Ford’s U.S. truck and van fleet sales have grown 33% since 2015, and that is expected to continue as e-commerce and last-mile operations continue to grow, said Buzzell. Ford delivered 59,930 vans in the fourth quarter of 2019 — its best fourth quarter since 1978 — and totaled 240,529 van sales for the year. Electric vehicle sales are expected to grow to 8% of total vehicle sales in the U.S. by 2025.
And commercial is a large part of that anticipated growth.

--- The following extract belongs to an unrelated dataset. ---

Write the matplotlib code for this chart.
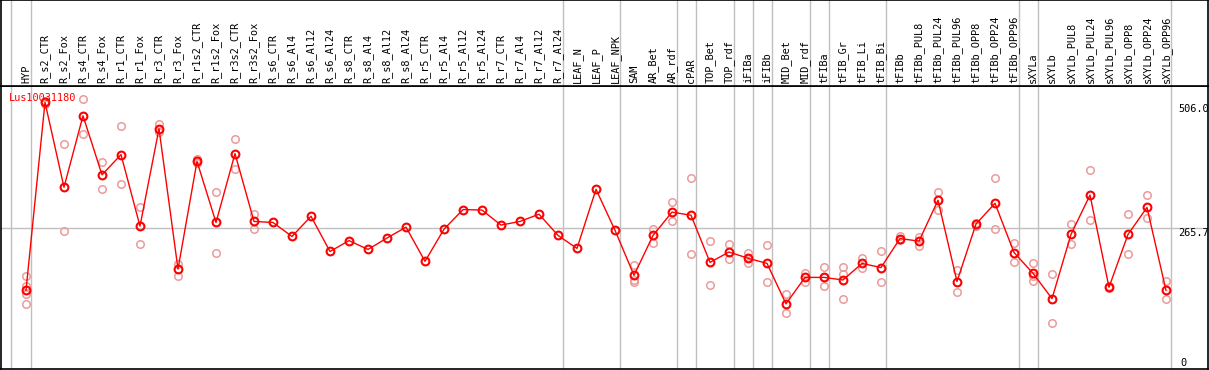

Ford officials were not revealing many details of the electric Transit, but customers can expect benefits associated with other electric vehicles, said Ted Cannis, global director of electrification for Ford. This includes standard pre-collision assist with automatic emergency braking plus pedestrian detection, forward collision warning, post-collision braking, a lane-keeping system and auto high-beam headlamps. It will also be connected to Ford Telematics using an embedded modem — which will be standard in all Ford vehicles for the 2021 model year. The modem features 4G LTE Wi-Fi hotspot connectivity for up to 10 devices.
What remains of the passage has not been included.